Kisah Doa Seorang Jururawat
Ada seorang jururawat, ketika berlutut untuk bedoa, ia selalu mengunci kedua tangannya dengan rapat. Dengan demikian, ia selalu akan mengingat bagan doanya, sebagai berikut :
Jari Jempol
Berdoa untuk orang yang paling sekat dengan kita, misalnya keluarga, sahabat, dll.
Jari Telunjuk
Berdoa untuk orang yang selalu memberi petunjuk kepada kita, misalnya atasan, guru, dosen, dll.
Jari Tengah
Berdoa untuk orang yang memimpin kita, misalnya pendeta, pemimpin bangsa, dll.
Jari Manis
Berdoa untuk orang-orang yang kurang diperhitungkan, misalnya narapidana, pengemis, gelandangan, dll.
Jari Kelingking
Berdoa untuk diri sendiri, untuk keperluan pribadi selalu berada pada urutan terakhir.
Bagi kita yang selama ini memulai dan menutup doa hanya untuk diri sendiri, marilah kita membuka wawasan untuk ,elihat, bahwa masih banyak hal yang harus kita bawa dalam doa secara pribadi di hadapan Tuhan.
Harapan Tiga Orang Sahabat
3 orang sahabat lama bertemu & bersantai di bawah pohon rindang. Yang seorang adalah pejabat pemerintah, yang satunya lagi adalah mahaguru di sebuah universitas, & yang satu adalah seorang petani sederhana. Ketiga sahabat itu begitu asyik menceritakan angan-angan tentang apa yang mereka miliki. Pejabat pemerintah berkata bahwa ia menginginkan sebuah cangkir porselin yang di dalamnya selalu tersedia the yang enak & ia ingin memiliki kuda putih yang dapat membawanya berkeliling daerah untuk melihat orang-orang yang diperintahnya. Mahaguru berkata bahwa ia ingin sepasang mata yang tidak pernah rusak & segudang buku-buku bagus yang dapat dibaca kapan saja. Si petani sederhana berkata bahwa ia tidak menginginkan sesuatu yang muluk-muluk. Ia menginginkan agar ketika ia bangun pagi hari, matahari masih terbit, hujan turun pada musimnya, sungai masih mengalir & burung-burung masih berkicau.

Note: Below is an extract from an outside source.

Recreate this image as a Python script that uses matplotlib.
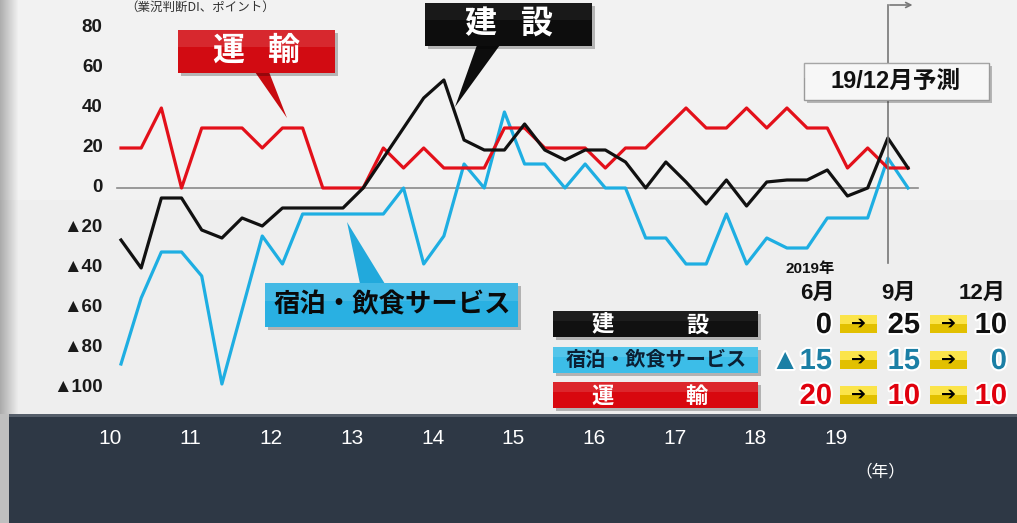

Lama sesudah itu, suatu malam terjadi gempa bumi yang begitu hebat di daerah mereka. Gempa bumi itu telah menghancurkan impian pejabat pemerintah tentang cangkir porselin & kudanya karena lemari yang berisi cangkir porselin mahal telah hancur berantakan. Begitu pula kuda kesayangannya mati tertimpa tembok yang runtuh. Hal yang sama juga dialami sang mahaguru. Semua bukunya terbakar sekibat gempa yang menyebabkan korsleting pada kabel listrik sehingga terjadi kebakaran, & lebih parah lagi mahaguru tersebut mati karena terpanggang api. Namun, apa yang diharapkan petani tsb sama sekali tidak terganggu. Ia tetap menikmati matahari terbit di pagi hari, hujan turun pada musimnya, air sungai tetap mengalir & burung-burung masih berkicau dengan indahnya.
Kita boleh memimpikan sesuatu yang besar yang akan kita capai bersama dengan Allah. Tapi jangan pernah lupa mensyukuri kejadian-kejadian sederhana yang kita alami setiap hari, sebagai pemberian Allah yang besar. Harapan yang terlalu muluk yang sifatnya duniawi bisa membuat kita kecewa ketika harapan itu hancur & menyebabkan seseorang tidak bias menikmati indahnya karunia Tuhan di kehidupan ini karena seluruh pikiran & kekuatannya akan ditujukan pada apa yang diimpikannya. Mengalirlah bersama Tuhan, syukuri setiap karunia kehidupan yang sederhana & biarkan Tuhan membawa kita mencapai perkara-perkara besar besamaNya.